Politically, you can’t get rid of safe harbor.

Mills: Safe harbor is there so that liability is there if you make a mistake. If you change the liability you can change the safe harbor.

Acosta: There are several dynamics happening now. You have a reduction in enforcement, some curtailment of Fannie and Freddie, and rising interest rates simultaneously, creating a perfect storm for a big expansion of non-traditional lending, even subprime. I think we can expect that in the coming year.

Mills: Responsible subprime lending.

Hughes: In the shift from Cordray to Mulvaney to whoever’s next, it’s inspiring congressmen on both sides of the aisle, you see some pushback on commission structure.
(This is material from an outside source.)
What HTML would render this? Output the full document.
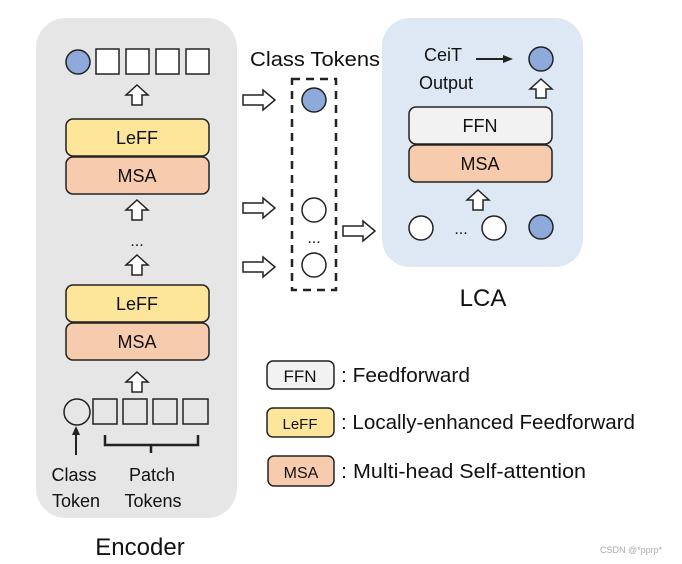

We will see what the next five years of a Trump appointed director looks like, see if there is some sweet spot before the next election. There will have to be serious bipartisan conversation.

Mills: The problem is we’re always planning in two-year cycles. I think the sweet spot was last year.

On whether there is a blue wave building in Congress:

Hughes: I remember serving in Congress in 2010, and asking, What’s this tea party — all the way up until the week of election. We didn’t appreciate how many incumbents were vulnerable. You’re seeing that again in the House, but the Senate is just a different creature — it’s hard to nationalize Senate elections.

When it comes to affordability issues — the Democrats’ conversation is how are you serving populations on the lower income side?

Seiberg: The big story is on [Maxine] Waters. The next two years will be about making headlines, the actual abilities to change the law is limited. But 2020 will be very interesting —  the math shifts on the Senate, there are a lot of more Republicans than Democrats up for re-election. Democrats could be back in power in 2020 — you can actually implement change if you control everything. What we tell clients is don’t get distracted by the midterms, it’s all about 2020.

Hughes: Watch the bills that Waters passes in 2019. Whatever she passes in 2019, that’s what the Democrats will do in 2020.